- [EXERCISE BRIEF]: Pictures stay out of the copy; set down each line of the listing below exactly.
::: DATASET CONTENT
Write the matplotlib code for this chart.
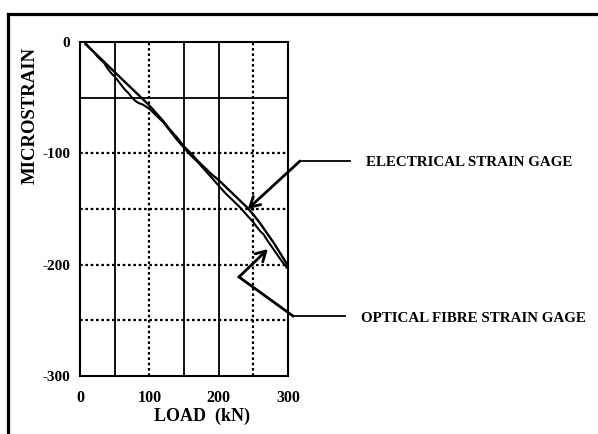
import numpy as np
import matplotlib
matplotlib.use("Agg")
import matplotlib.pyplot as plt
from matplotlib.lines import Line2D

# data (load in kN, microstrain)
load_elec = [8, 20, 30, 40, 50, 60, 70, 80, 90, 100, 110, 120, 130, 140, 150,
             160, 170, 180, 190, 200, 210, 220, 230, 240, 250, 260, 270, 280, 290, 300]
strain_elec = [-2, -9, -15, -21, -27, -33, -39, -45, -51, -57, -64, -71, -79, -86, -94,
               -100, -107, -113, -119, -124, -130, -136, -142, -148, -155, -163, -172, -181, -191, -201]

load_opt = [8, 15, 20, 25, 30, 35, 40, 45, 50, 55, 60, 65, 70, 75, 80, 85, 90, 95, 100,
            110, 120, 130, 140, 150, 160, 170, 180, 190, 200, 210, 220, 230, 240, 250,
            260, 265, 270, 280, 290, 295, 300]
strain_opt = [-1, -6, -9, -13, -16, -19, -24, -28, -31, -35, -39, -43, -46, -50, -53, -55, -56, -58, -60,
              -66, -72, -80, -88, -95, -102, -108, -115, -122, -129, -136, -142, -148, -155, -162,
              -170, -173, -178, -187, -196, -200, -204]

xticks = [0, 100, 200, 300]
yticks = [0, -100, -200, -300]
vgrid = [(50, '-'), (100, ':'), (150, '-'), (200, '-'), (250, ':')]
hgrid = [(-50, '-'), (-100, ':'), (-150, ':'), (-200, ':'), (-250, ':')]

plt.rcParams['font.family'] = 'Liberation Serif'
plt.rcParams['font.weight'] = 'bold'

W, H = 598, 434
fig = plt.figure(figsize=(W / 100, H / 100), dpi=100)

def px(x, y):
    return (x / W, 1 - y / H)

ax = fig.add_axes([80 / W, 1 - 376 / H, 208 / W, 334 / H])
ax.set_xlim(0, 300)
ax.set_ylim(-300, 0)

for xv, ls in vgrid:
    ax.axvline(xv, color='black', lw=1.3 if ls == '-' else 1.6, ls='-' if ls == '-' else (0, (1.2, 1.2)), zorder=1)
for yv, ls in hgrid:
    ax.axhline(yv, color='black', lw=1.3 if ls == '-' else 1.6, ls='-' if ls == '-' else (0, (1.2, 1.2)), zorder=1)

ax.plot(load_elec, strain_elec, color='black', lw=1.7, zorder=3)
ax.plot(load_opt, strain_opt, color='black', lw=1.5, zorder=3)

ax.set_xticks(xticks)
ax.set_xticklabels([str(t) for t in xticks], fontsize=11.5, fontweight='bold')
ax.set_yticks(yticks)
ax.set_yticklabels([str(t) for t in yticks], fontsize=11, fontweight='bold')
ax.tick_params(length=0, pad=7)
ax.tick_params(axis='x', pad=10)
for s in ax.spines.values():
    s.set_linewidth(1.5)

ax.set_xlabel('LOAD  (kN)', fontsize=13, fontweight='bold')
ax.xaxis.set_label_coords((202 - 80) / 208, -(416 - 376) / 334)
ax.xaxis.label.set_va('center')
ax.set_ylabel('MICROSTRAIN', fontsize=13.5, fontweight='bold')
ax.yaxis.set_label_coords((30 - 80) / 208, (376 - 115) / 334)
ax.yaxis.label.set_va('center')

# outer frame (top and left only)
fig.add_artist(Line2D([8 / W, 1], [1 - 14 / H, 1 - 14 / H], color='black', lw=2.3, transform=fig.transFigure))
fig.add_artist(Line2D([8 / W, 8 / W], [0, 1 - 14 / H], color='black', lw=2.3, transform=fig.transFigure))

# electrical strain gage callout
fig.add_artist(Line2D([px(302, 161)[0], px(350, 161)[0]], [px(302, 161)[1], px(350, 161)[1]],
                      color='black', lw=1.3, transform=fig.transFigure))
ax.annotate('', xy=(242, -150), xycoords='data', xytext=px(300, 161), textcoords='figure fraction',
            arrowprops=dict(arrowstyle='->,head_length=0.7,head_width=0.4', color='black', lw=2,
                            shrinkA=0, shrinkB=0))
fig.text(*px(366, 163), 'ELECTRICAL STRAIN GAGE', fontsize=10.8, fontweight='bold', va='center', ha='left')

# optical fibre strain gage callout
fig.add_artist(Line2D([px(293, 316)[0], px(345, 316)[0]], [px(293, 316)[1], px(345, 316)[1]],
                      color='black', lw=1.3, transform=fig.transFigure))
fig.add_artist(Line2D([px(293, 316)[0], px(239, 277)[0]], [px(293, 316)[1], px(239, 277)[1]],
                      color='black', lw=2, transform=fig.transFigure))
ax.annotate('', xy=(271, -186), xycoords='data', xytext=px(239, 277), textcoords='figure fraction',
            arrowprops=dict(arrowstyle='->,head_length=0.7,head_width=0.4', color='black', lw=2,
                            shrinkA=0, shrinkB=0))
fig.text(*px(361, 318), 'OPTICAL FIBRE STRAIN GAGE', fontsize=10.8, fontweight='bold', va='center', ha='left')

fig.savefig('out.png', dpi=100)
::::::
- [RESULT OF THIS TASK]:
Write the matplotlib code for this chart.
import numpy as np
import matplotlib
matplotlib.use("Agg")
import matplotlib.pyplot as plt
from matplotlib.lines import Line2D

# data (load in kN, microstrain)
load_elec = [8, 20, 30, 40, 50, 60, 70, 80, 90, 100, 110, 120, 130, 140, 150,
             160, 170, 180, 190, 200, 210, 220, 230, 240, 250, 260, 270, 280, 290, 300]
strain_elec = [-2, -9, -15, -21, -27, -33, -39, -45, -51, -57, -64, -71, -79, -86, -94,
               -100, -107, -113, -119, -124, -130, -136, -142, -148, -155, -163, -172, -181, -191, -201]

load_opt = [8, 15, 20, 25, 30, 35, 40, 45, 50, 55, 60, 65, 70, 75, 80, 85, 90, 95, 100,
            110, 120, 130, 140, 150, 160, 170, 180, 190, 200, 210, 220, 230, 240, 250,
            260, 265, 270, 280, 290, 295, 300]
strain_opt = [-1, -6, -9, -13, -16, -19, -24, -28, -31, -35, -39, -43, -46, -50, -53, -55, -56, -58, -60,
              -66, -72, -80, -88, -95, -102, -108, -115, -122, -129, -136, -142, -148, -155, -162,
              -170, -173, -178, -187, -196, -200, -204]

xticks = [0, 100, 200, 300]
yticks = [0, -100, -200, -300]
vgrid = [(50, '-'), (100, ':'), (150, '-'), (200, '-'), (250, ':')]
hgrid = [(-50, '-'), (-100, ':'), (-150, ':'), (-200, ':'), (-250, ':')]

plt.rcParams['font.family'] = 'Liberation Serif'
plt.rcParams['font.weight'] = 'bold'

W, H = 598, 434
fig = plt.figure(figsize=(W / 100, H / 100), dpi=100)

def px(x, y):
    return (x / W, 1 - y / H)

ax = fig.add_axes([80 / W, 1 - 376 / H, 208 / W, 334 / H])
ax.set_xlim(0, 300)
ax.set_ylim(-300, 0)

for xv, ls in vgrid:
    ax.axvline(xv, color='black', lw=1.3 if ls == '-' else 1.6, ls='-' if ls == '-' else (0, (1.2, 1.2)), zorder=1)
for yv, ls in hgrid:
    ax.axhline(yv, color='black', lw=1.3 if ls == '-' else 1.6, ls='-' if ls == '-' else (0, (1.2, 1.2)), zorder=1)

ax.plot(load_elec, strain_elec, color='black', lw=1.7, zorder=3)
ax.plot(load_opt, strain_opt, color='black', lw=1.5, zorder=3)

ax.set_xticks(xticks)
ax.set_xticklabels([str(t) for t in xticks], fontsize=11.5, fontweight='bold')
ax.set_yticks(yticks)
ax.set_yticklabels([str(t) for t in yticks], fontsize=11, fontweight='bold')
ax.tick_params(length=0, pad=7)
ax.tick_params(axis='x', pad=10)
for s in ax.spines.values():
    s.set_linewidth(1.5)

ax.set_xlabel('LOAD  (kN)', fontsize=13, fontweight='bold')
ax.xaxis.set_label_coords((202 - 80) / 208, -(416 - 376) / 334)
ax.xaxis.label.set_va('center')
ax.set_ylabel('MICROSTRAIN', fontsize=13.5, fontweight='bold')
ax.yaxis.set_label_coords((30 - 80) / 208, (376 - 115) / 334)
ax.yaxis.label.set_va('center')

# outer frame (top and left only)
fig.add_artist(Line2D([8 / W, 1], [1 - 14 / H, 1 - 14 / H], color='black', lw=2.3, transform=fig.transFigure))
fig.add_artist(Line2D([8 / W, 8 / W], [0, 1 - 14 / H], color='black', lw=2.3, transform=fig.transFigure))

# electrical strain gage callout
fig.add_artist(Line2D([px(302, 161)[0], px(350, 161)[0]], [px(302, 161)[1], px(350, 161)[1]],
                      color='black', lw=1.3, transform=fig.transFigure))
ax.annotate('', xy=(242, -150), xycoords='data', xytext=px(300, 161), textcoords='figure fraction',
            arrowprops=dict(arrowstyle='->,head_length=0.7,head_width=0.4', color='black', lw=2,
                            shrinkA=0, shrinkB=0))
fig.text(*px(366, 163), 'ELECTRICAL STRAIN GAGE', fontsize=10.8, fontweight='bold', va='center', ha='left')

# optical fibre strain gage callout
fig.add_artist(Line2D([px(293, 316)[0], px(345, 316)[0]], [px(293, 316)[1], px(345, 316)[1]],
                      color='black', lw=1.3, transform=fig.transFigure))
fig.add_artist(Line2D([px(293, 316)[0], px(239, 277)[0]], [px(293, 316)[1], px(239, 277)[1]],
                      color='black', lw=2, transform=fig.transFigure))
ax.annotate('', xy=(271, -186), xycoords='data', xytext=px(239, 277), textcoords='figure fraction',
            arrowprops=dict(arrowstyle='->,head_length=0.7,head_width=0.4', color='black', lw=2,
                            shrinkA=0, shrinkB=0))
fig.text(*px(361, 318), 'OPTICAL FIBRE STRAIN GAGE', fontsize=10.8, fontweight='bold', va='center', ha='left')

fig.savefig('out.png', dpi=100)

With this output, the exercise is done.